Judah’s extraordinary act of selflessness was the necessary first step to breaking the cycle of dysfunction. Jealousy is a function of selfishness. Judah was motivated by jealousy when he threw Joseph into the pit. He was concerned with his own pain and desires, and nobody else’s. By offering himself as a prisoner in Benjamin’s place, Judah demonstrates that he grown as a human being. He has replaced his jealousy with resolve, courage and love. Instead of abandoning Benjamin the way he did Joseph, he offers himself – a free-will sacrifice – for the sake of his younger brother and their aging father. Sacrifice is an act of selflessness. We can only make sacrifices when we place the needs of others before our own. When Judah offered himself in place of Benjamin, he unwittingly demonstrated to Joseph that he had moved from a place of extreme selfishness to a place of profound selflessness.

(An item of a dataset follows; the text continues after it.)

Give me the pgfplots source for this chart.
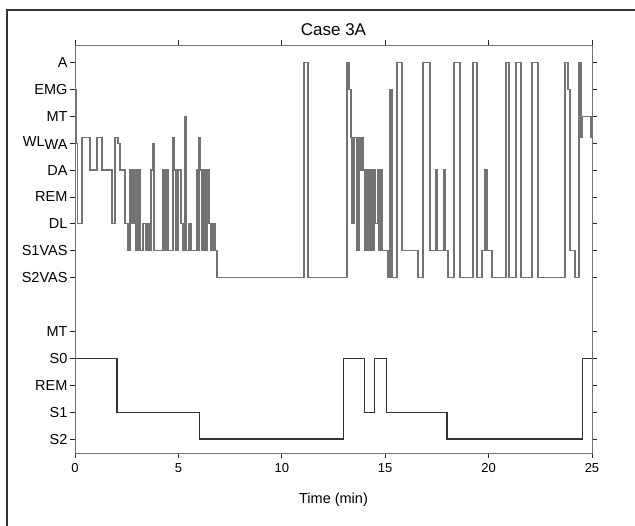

Yet, Judah’s action on its own was not enough to break the cycle. Joseph, too, needed to act. As a Prince of Egypt, Joseph now had the brothers who had wronging him so terribly under his absolute power. He could do whatever he wanted to them. Whatever the temptation may have been, Joseph chooses a different path. Instead of punishing his brothers for what they did to him, he reveals himself as their long-lost brother. While he holds them accountable for what they did, he also forgives them and tells them not to be afraid, that it was all according to God’s plan so that he could protect them.
Make no mistake, this is an enormous moment, requiring strenuous effort from both Judah and Joseph. Judah is prepared to give up his freedom. Joseph is prepared to give up any hope of punishing his brothers. Both choose to let go of the worst of who they were in the past to create a new present and hopeful future.
During the High Holy Days we talk about teshuvah, about making amends, changing our ways and reconciling to heal our relationships. In VaYishlach we see how teshuvah can transform even the most dysfunctional of relationships – if we are willing to change.
The bottom line? We always have a choice.